Down to last shot, Brandeis on the money
When a shot misses its mark, the challenge in golf is simple: scramble, save par, head to the next hole.
But when the Brandeis men's team met with university officials in late January, they were presented with a different challenge, and a scramble they weren't expecting or familiar with: Raise $22,000 in eight weeks, or the team will be suspended - a result of budget cuts spread across the school's athletic programs.
What the nine-man team was able to achieve in a short window is much bigger than a par save. For a year, at least, they've saved their program.
"From the beginning, I understood this was going to be an uphill battle. With the economy and the stock market taking a huge hit, and our school's endowment sliding, it didn't really look good," said senior captain Aaron Hattenbach, who led the fund-raising charge. "It took persistence, a tenacious outlook, and dedication on the part of our team, guys who believed we could do this."
The culmination came yesterday, when the school announced that the team would maintain its varsity status for the 2009-10 season.
"What I really like most about it is they took something that was very negative and turned it around into a positive," said athletic director Sheryl Sousa. "I was pleasantly surprised they got it done. Especially at the Division 3 level, where we don't do a lot of fund-raising. It's harder to do than people think."
It was Sousa who gathered Hattenbach and his teammates on Jan. 26 and told them that golf - along with sailing, another varsity sport - would be suspended. But instead of simply accepting the decision, team members began asking Sousa questions: What other options do we have? If men's sports are being eliminated, what are the Title IX implications? How much is the annual operating budget? Can we keep playing if that amount is raised?
Sousa provided the numbers: Golf's annual operating budget was roughly $22,000. The school's board of trustees would be on campus in late March to approve budgets for the fiscal year. If the team could raise the money by then, the decision to suspend would be reversed and the program would be spared for next season.
So Hattenbach and his teammates went to work. A Facebook group was created ("Save the Brandeis golf team"), letters sent out, phone calls made. A fund-raising company in New York, My Sports Dreams, was consulted. Friends, families, and especially Brandeis golf alumni were instrumental in helping spread the word.
Donations started trickling in. Then, the big one. A donor pledged $7,500, with the donor's company matching the amount. In an instant, the team had secured $15,000, more than two-thirds what was needed.
"We were confident," Hattenbach said. "It's ironic, during an economic period like this, that we were confident, but we were."
Hattenbach created a spread sheet, listing the date, donor, amount, and method of payment. But donations were also being sent to his teammates, the athletic department, and the school's development office. It was difficult keeping track of so many monetary pieces (donations ranged from $25 to $7,500) and having an accurate total with the late March deadline looming.

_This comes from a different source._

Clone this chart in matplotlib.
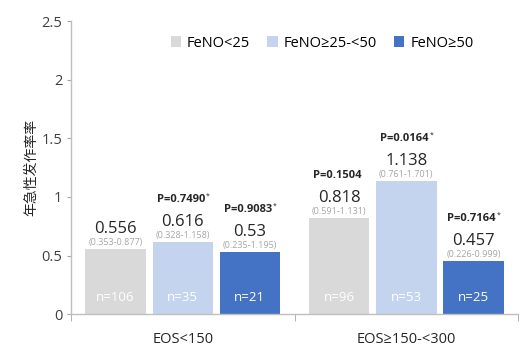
import matplotlib
matplotlib.use("Agg")
import matplotlib.pyplot as plt
import numpy as np

plt.rcParams['font.family'] = ['Open Sans', 'Noto Sans CJK SC', 'DejaVu Sans']

groups = ["EOS<150", "EOS≥150-<300"]
series = ["FeNO<25", "FeNO≥25-<50", "FeNO≥50"]
colors = ["#d9d9d9", "#c5d4ee", "#4472c4"]
values = [[0.556, 0.818], [0.616, 1.138], [0.53, 0.457]]
cis = [["(0.353-0.877)", "(0.591-1.131)"],
       ["(0.328-1.158)", "(0.761-1.701)"],
       ["(0.235-1.195)", "(0.226-0.999)"]]
pvals = [["", "P=0.1504"],
         ["P=0.7490", "P=0.0164"],
         ["P=0.9083", "P=0.7164"]]
stars = [["", ""], ["*", "*"], ["*", "*"]]
ns = [["n=106", "n=96"], ["n=35", "n=53"], ["n=21", "n=25"]]
value_labels = [["0.556", "0.818"], ["0.616", "1.138"], ["0.53", "0.457"]]

fig = plt.figure(figsize=(5.25, 3.51), dpi=100)
ax = fig.add_axes([0.135, 0.105, 0.852, 0.835])

x = np.arange(len(groups))
width = 0.27
step = 0.30
for i, s in enumerate(series):
    xs = x + (i - 1) * step
    bars = ax.bar(xs, values[i], width, color=colors[i], label=s)
    for j, b in enumerate(bars):
        cx = b.get_x() + b.get_width() / 2
        h = b.get_height()
        ax.annotate(cis[i][j], (cx, h), xytext=(0, 2), textcoords='offset pixels',
                    ha='center', va='bottom', fontsize=6.5, color='#a6a6a6')
        ax.annotate(value_labels[i][j], (cx, h), xytext=(0, 12), textcoords='offset pixels',
                    ha='center', va='bottom', fontsize=12, color='#262626')
        if pvals[i][j]:
            ax.annotate(pvals[i][j], (cx, h), xytext=(-2, 37), textcoords='offset pixels',
                        ha='center', va='bottom', fontsize=8, fontweight='bold', color='#262626')
            if stars[i][j]:
                ax.annotate(stars[i][j], (cx, h), xytext=(25, 42), textcoords='offset pixels',
                            ha='center', va='bottom', fontsize=5, color='#262626')
        ax.annotate(ns[i][j], (cx, 0), xytext=(0, 10), textcoords='offset pixels',
                    ha='center', va='bottom', fontsize=9.5, color='white')

ax.set_xlim(-0.5, 1.5)
ax.set_ylim(0, 2.5)
ax.set_yticks([0, 0.5, 1, 1.5, 2, 2.5])
ax.set_yticklabels(["0", "0.5", "1", "1.5", "2", "2.5"])
ax.set_xticks(x)
ax.set_xticklabels(groups)
ax.set_xticks([-0.5, 0.5, 1.5], minor=True)
ax.tick_params(axis='x', which='major', length=0, pad=13, labelsize=10.5, colors='#262626')
ax.tick_params(axis='x', which='minor', length=5, color='#a6a6a6')
ax.tick_params(axis='y', length=3, color='#a6a6a6', labelsize=10.5, labelcolor='#404040', pad=3)

for sp in ['top', 'right']:
    ax.spines[sp].set_visible(False)
for sp in ['left', 'bottom']:
    ax.spines[sp].set_color('#bfbfbf')
    ax.spines[sp].set_linewidth(1)

ax.set_ylabel("年急性发作率率", fontsize=10, color='#262626', labelpad=2)

ax.legend(loc='upper left', bbox_to_anchor=(0.2, 0.985), ncol=3, frameon=False,
          handlelength=0.7, handleheight=0.7, handletextpad=0.4, columnspacing=1.2,
          fontsize=10.5, borderaxespad=0.3)

fig.savefig("out.png", dpi=100)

By Hattenbach's count, 82 donors had sent in their financial support through the first week of April, for a total of $21,115, with more money pledged but not yet received. That convinced Sousa and school officials that the operating budget for next season had been reached.
"It's surprising what you can do if you put some effort forward," said Bill Shipman, who coaches golf and fencing at Brandeis. "I learned that if you ask, people will give you money, to some degree, if you have a good reason. Aaron and the rest of the team really grabbed hold of this and really made it their passion."
But why Hattenbach, who will graduate next month with two degrees and a non-classroom experience that should jump out to prospective employers? Why was he so involved, since the decision to suspend the team next year wouldn't have affected him?
"I really can't imagine what going to college without playing golf would have been like. It was a huge part of my life. One of the main reasons I came from California all the way to the Northeast was to play golf and be a student-athlete," said Hattenbach, who is from Santa Monica. "I looked at my teammates, and thought it would be a shame if these guys couldn't continue their careers because the school doesn't have the funds.
"Once you cut the team, it's gone. Saving it for one year, you at least give it a chance for the future."
A push to permanently endow the golf program is underway, but the amount needed - at least $300,000, according to Sousa - is considerable. For now, Hattenbach and his teammates are focusing on the team's final event of the season, the University Athletic Association championship in Flowery Branch, Ga., starting Saturday. After what they've been through the past three months, scrambling, saving par, and heading to the next hole will have a whole new meaning.